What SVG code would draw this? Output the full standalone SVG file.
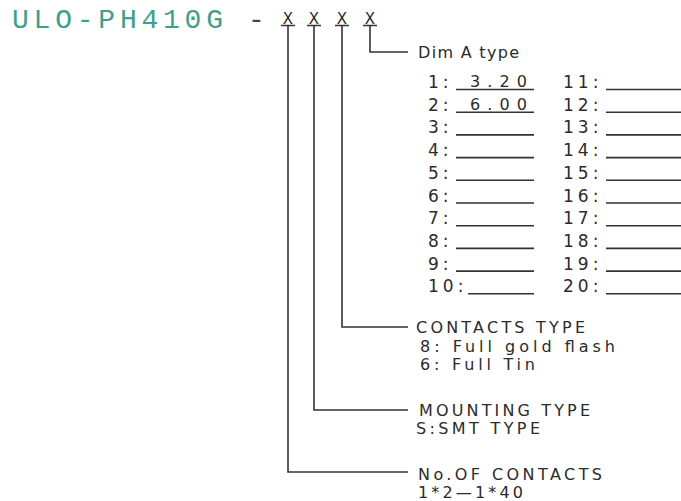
<svg xmlns="http://www.w3.org/2000/svg" width="681" height="501" viewBox="0 0 681 501">
<style>
.t{font-family:"DejaVu Sans","Liberation Sans",sans-serif;font-size:16px;fill:#2b2b2b}
.n{font-family:"DejaVu Sans","Liberation Sans",sans-serif;font-size:17px;fill:#2b2b2b;letter-spacing:4px}
.ln{stroke:#333;stroke-width:1.6;fill:none}
.ul{stroke:#333;stroke-width:1.6}
.x{font-family:"DejaVu Sans","Liberation Sans",sans-serif;font-size:15px;fill:#2b2b2b;text-anchor:middle}
</style>
<rect width="681" height="501" fill="#fff"/>
<g id="title">
<text x="12" y="28" font-family="'Liberation Mono','Courier New',monospace" font-size="28" fill="#3f9f8a" textLength="211" lengthAdjust="spacing">ULO-PH410G</text>
<text x="248" y="28" font-family="'Liberation Mono','Courier New',monospace" font-size="28" fill="#444">-</text>
</g>
<g id="codes">
<text class="x" x="288" y="24">X</text>
<text class="x" x="314" y="24">X</text>
<text class="x" x="342" y="24">X</text>
<text class="x" x="370" y="24">X</text>
<path class="ln" d="M281 25.5h14M307 25.5h14M335 25.5h14M363 25.5h14"/>
</g>
<g id="connectors">
<path class="ln" d="M370 25.5V52H408"/>
<path class="ln" d="M342 25.5V327H408"/>
<path class="ln" d="M314 25.5V410H408"/>
<path class="ln" d="M288 25.5V472H408"/>
</g>
<g id="dim-a-type">
<text class="t" x="418" y="58" font-size="17" textLength="101" lengthAdjust="spacing">Dim A type</text>
<g id="dim-list">
<text class="n" x="428" y="88">1:</text>
<text class="n" x="428" y="110.7">2:</text>
<text class="n" x="428" y="133.4">3:</text>
<text class="n" x="428" y="156.1">4:</text>
<text class="n" x="428" y="178.8">5:</text>
<text class="n" x="428" y="201.5">6:</text>
<text class="n" x="428" y="224.2">7:</text>
<text class="n" x="428" y="246.9">8:</text>
<text class="n" x="428" y="269.6">9:</text>
<text class="n" x="428" y="292.3">10:</text>
<text class="t" x="470" y="87" font-size="17" textLength="57" lengthAdjust="spacing">3.20</text>
<text class="t" x="470" y="109.7" font-size="17" textLength="57" lengthAdjust="spacing">6.00</text>
<path class="ul" d="M456 89.5H534M456 112.2H534M456 134.9H534M456 157.6H534M456 180.3H534M456 203H534M456 225.7H534M456 248.4H534M456 271.1H534M468 293.8H534"/>
<text class="n" x="563" y="88">11:</text>
<text class="n" x="563" y="110.7">12:</text>
<text class="n" x="563" y="133.4">13:</text>
<text class="n" x="563" y="156.1">14:</text>
<text class="n" x="563" y="178.8">15:</text>
<text class="n" x="563" y="201.5">16:</text>
<text class="n" x="563" y="224.2">17:</text>
<text class="n" x="563" y="246.9">18:</text>
<text class="n" x="563" y="269.6">19:</text>
<text class="n" x="563" y="292.3">20:</text>
<path class="ul" d="M606 89.5H681M606 112.2H681M606 134.9H681M606 157.6H681M606 180.3H681M606 203H681M606 225.7H681M606 248.4H681M606 271.1H681M606 293.8H681"/>
</g>
</g>
<g id="contacts-type">
<text class="t" x="416" y="333" textLength="169" lengthAdjust="spacing">CONTACTS TYPE</text>
<text class="t" x="420" y="352" textLength="195" lengthAdjust="spacing">8: Full gold flash</text>
<text class="t" x="420" y="370" textLength="115" lengthAdjust="spacing">6: Full Tin</text>
</g>
<g id="mounting-type">
<text class="t" x="419" y="416" textLength="171" lengthAdjust="spacing">MOUNTING TYPE</text>
<text class="t" x="416" y="434" textLength="124" lengthAdjust="spacing">S:SMT TYPE</text>
</g>
<g id="no-of-contacts">
<text class="t" x="418" y="480" textLength="184" lengthAdjust="spacing">No.OF CONTACTS</text>
<text class="t" x="418" y="498" textLength="105" lengthAdjust="spacing">1*2—1*40</text>
</g>
</svg>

# The problem
Print out the whole of the material word for word, without pictures.

# Output for this exercise
What SVG code would draw this? Output the full standalone SVG file.
<svg xmlns="http://www.w3.org/2000/svg" width="681" height="501" viewBox="0 0 681 501">
<style>
.t{font-family:"DejaVu Sans","Liberation Sans",sans-serif;font-size:16px;fill:#2b2b2b}
.n{font-family:"DejaVu Sans","Liberation Sans",sans-serif;font-size:17px;fill:#2b2b2b;letter-spacing:4px}
.ln{stroke:#333;stroke-width:1.6;fill:none}
.ul{stroke:#333;stroke-width:1.6}
.x{font-family:"DejaVu Sans","Liberation Sans",sans-serif;font-size:15px;fill:#2b2b2b;text-anchor:middle}
</style>
<rect width="681" height="501" fill="#fff"/>
<g id="title">
<text x="12" y="28" font-family="'Liberation Mono','Courier New',monospace" font-size="28" fill="#3f9f8a" textLength="211" lengthAdjust="spacing">ULO-PH410G</text>
<text x="248" y="28" font-family="'Liberation Mono','Courier New',monospace" font-size="28" fill="#444">-</text>
</g>
<g id="codes">
<text class="x" x="288" y="24">X</text>
<text class="x" x="314" y="24">X</text>
<text class="x" x="342" y="24">X</text>
<text class="x" x="370" y="24">X</text>
<path class="ln" d="M281 25.5h14M307 25.5h14M335 25.5h14M363 25.5h14"/>
</g>
<g id="connectors">
<path class="ln" d="M370 25.5V52H408"/>
<path class="ln" d="M342 25.5V327H408"/>
<path class="ln" d="M314 25.5V410H408"/>
<path class="ln" d="M288 25.5V472H408"/>
</g>
<g id="dim-a-type">
<text class="t" x="418" y="58" font-size="17" textLength="101" lengthAdjust="spacing">Dim A type</text>
<g id="dim-list">
<text class="n" x="428" y="88">1:</text>
<text class="n" x="428" y="110.7">2:</text>
<text class="n" x="428" y="133.4">3:</text>
<text class="n" x="428" y="156.1">4:</text>
<text class="n" x="428" y="178.8">5:</text>
<text class="n" x="428" y="201.5">6:</text>
<text class="n" x="428" y="224.2">7:</text>
<text class="n" x="428" y="246.9">8:</text>
<text class="n" x="428" y="269.6">9:</text>
<text class="n" x="428" y="292.3">10:</text>
<text class="t" x="470" y="87" font-size="17" textLength="57" lengthAdjust="spacing">3.20</text>
<text class="t" x="470" y="109.7" font-size="17" textLength="57" lengthAdjust="spacing">6.00</text>
<path class="ul" d="M456 89.5H534M456 112.2H534M456 134.9H534M456 157.6H534M456 180.3H534M456 203H534M456 225.7H534M456 248.4H534M456 271.1H534M468 293.8H534"/>
<text class="n" x="563" y="88">11:</text>
<text class="n" x="563" y="110.7">12:</text>
<text class="n" x="563" y="133.4">13:</text>
<text class="n" x="563" y="156.1">14:</text>
<text class="n" x="563" y="178.8">15:</text>
<text class="n" x="563" y="201.5">16:</text>
<text class="n" x="563" y="224.2">17:</text>
<text class="n" x="563" y="246.9">18:</text>
<text class="n" x="563" y="269.6">19:</text>
<text class="n" x="563" y="292.3">20:</text>
<path class="ul" d="M606 89.5H681M606 112.2H681M606 134.9H681M606 157.6H681M606 180.3H681M606 203H681M606 225.7H681M606 248.4H681M606 271.1H681M606 293.8H681"/>
</g>
</g>
<g id="contacts-type">
<text class="t" x="416" y="333" textLength="169" lengthAdjust="spacing">CONTACTS TYPE</text>
<text class="t" x="420" y="352" textLength="195" lengthAdjust="spacing">8: Full gold flash</text>
<text class="t" x="420" y="370" textLength="115" lengthAdjust="spacing">6: Full Tin</text>
</g>
<g id="mounting-type">
<text class="t" x="419" y="416" textLength="171" lengthAdjust="spacing">MOUNTING TYPE</text>
<text class="t" x="416" y="434" textLength="124" lengthAdjust="spacing">S:SMT TYPE</text>
</g>
<g id="no-of-contacts">
<text class="t" x="418" y="480" textLength="184" lengthAdjust="spacing">No.OF CONTACTS</text>
<text class="t" x="418" y="498" textLength="105" lengthAdjust="spacing">1*2—1*40</text>
</g>
</svg>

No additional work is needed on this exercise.